Les victimes d’agressions sexuelles sont encore plus réduites au silence si l’agresseur est un membre de la famille. Le viol incestueux est tellement grave que les membres de la famille préfèrent ne pas en parler. “C’est la raison pour laquelle une mère a du mal à croire quand sa fille dit qu’elle a été violée par son père, son oncle ou son frère. Au lieu de protéger la victime, on va protéger le statut de l’agresseur parce qu’il y a encore cette barrière psychologique”, explique Combo Abdallah Combo.

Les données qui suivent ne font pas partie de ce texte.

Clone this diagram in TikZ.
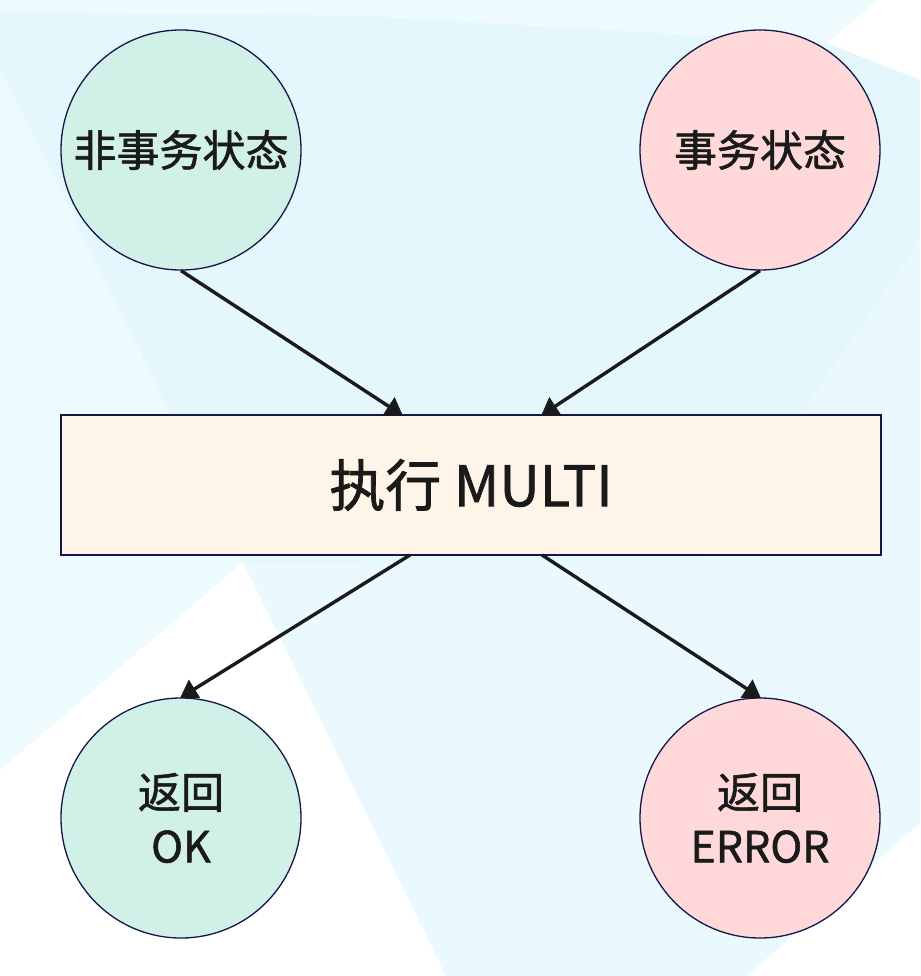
\documentclass[tikz,border=0pt]{standalone}
\usepackage{fontspec}
\setmainfont{Noto Sans CJK SC}[FakeBold=1.3]
\usetikzlibrary{arrows.meta}
\definecolor{bgcyan}{HTML}{E4F7FD}
\definecolor{bglight}{HTML}{EEFBFE}
\definecolor{bglight2}{HTML}{E9F9FD}
\definecolor{greenfill}{HTML}{D0F0E8}
\definecolor{pinkfill}{HTML}{FFD9D9}
\definecolor{boxfill}{HTML}{FFF4E8}
\definecolor{navy}{HTML}{15164A}
\definecolor{ink}{HTML}{1A1A1A}
\tikzset{
  statecirc/.style={circle, draw=navy, line width=1.3pt, minimum size=240pt, inner sep=0pt, align=center, text=ink, font=\fontsize{43}{54}\selectfont},
  actbox/.style={rectangle, draw=navy, line width=1.3pt, fill=boxfill, minimum width=820pt, minimum height=140pt, inner sep=0pt, text=ink, font=\fontsize{56}{60}\selectfont},
  flow/.style={draw=ink, line width=3.4pt, -{Triangle[length=17pt,width=21pt]}, shorten >=-1pt}
}
\begin{document}
\begin{tikzpicture}[x=1pt,y=-1pt]
\useasboundingbox (0,0) rectangle (920,976);
% background
\fill[bgcyan] (0,0) rectangle (920,976);
\fill[bglight] (0,0) -- (877,0) -- (827,43) -- (350,15) -- (0,13) -- cycle;
\fill[bglight] (0,67) -- (243,562) -- (0,770) -- cycle;
\fill[bglight2] (243,562) -- (446,976) -- (920,976) -- (920,240) -- (700,560) -- cycle;
\fill[white] (877,0) -- (920,0) -- (920,80) -- (827,43) -- cycle;
\fill[white] (243,562) -- (446,976) -- (0,976) -- (0,770) -- cycle;
\fill[white] (920,823) -- (747,976) -- (920,976) -- cycle;
% nodes
\node[statecirc, fill=greenfill] (nt) at (181,150) {非事务状态};
\node[statecirc, fill=pinkfill] (tx) at (760,150) {事务状态};
\node[actbox] (multi) at (471,485) {执行 MULTI};
\node[statecirc, fill=greenfill] (ok) at (181,818) {返回\\OK};
\node[statecirc, fill=pinkfill] (err) at (760,818) {返回\\ERROR};
% connector anchors on box
\coordinate (in1) at (402,415);
\coordinate (in2) at (542,415);
\coordinate (out1) at (410,555);
\coordinate (out2) at (542,555);
% connectors
\draw[flow] (nt.south) -- (in1);
\draw[flow] (tx.south) -- (in2);
\draw[flow] (out1) -- (ok.north);
\draw[flow] (out2) -- (err.north);
\end{tikzpicture}
\end{document}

Éduquer enfants et parents
Dans la société mahoraise, on ne parle pas de sexe. On le sous-entend quelque fois, mais l’éducation sexuelle est inexistante. Cela favorise le silence des personnes victimes de viol. “On diabolise un peu trop la sexualité avant le mariage. C’est un tabou qui entraîne tous les autres tabous parce que si on ne parle pas de sexualité, un enfant n’osera jamais raconter à ses parents qu’il a vu ou subi quelque chose de bizarre”, souligne Saïrati. Et Myriam d’ajouter, “Si on m’avait appris quand j’étais petite que personne n’a le droit de toucher mon corps, les choses se seraient peut-être déroulées autrement.” Ce tabou ne devrait plus exister selon Combo Abdallah Combo qui tire la sonnette d’alarme sur la nécessité d’éduquer les filles et les garçons. “On doit leur apprendre clairement le bien et le mal. Il faut leur apprendre que personne n’a de droit sur leurs corps et lorsque quelqu’un les touche c’est mal et il faut en parler.” À Mayotte, un travail est également nécessaire chez les parents selon le sociologue. Ils doivent apprendre à écouter leurs enfants, et repérer le comportement d’un enfant victime. Mais encore faudrait-il s’éloigner de tous les aprioris et moins s’inquiéter de ce que les autres peuvent penser.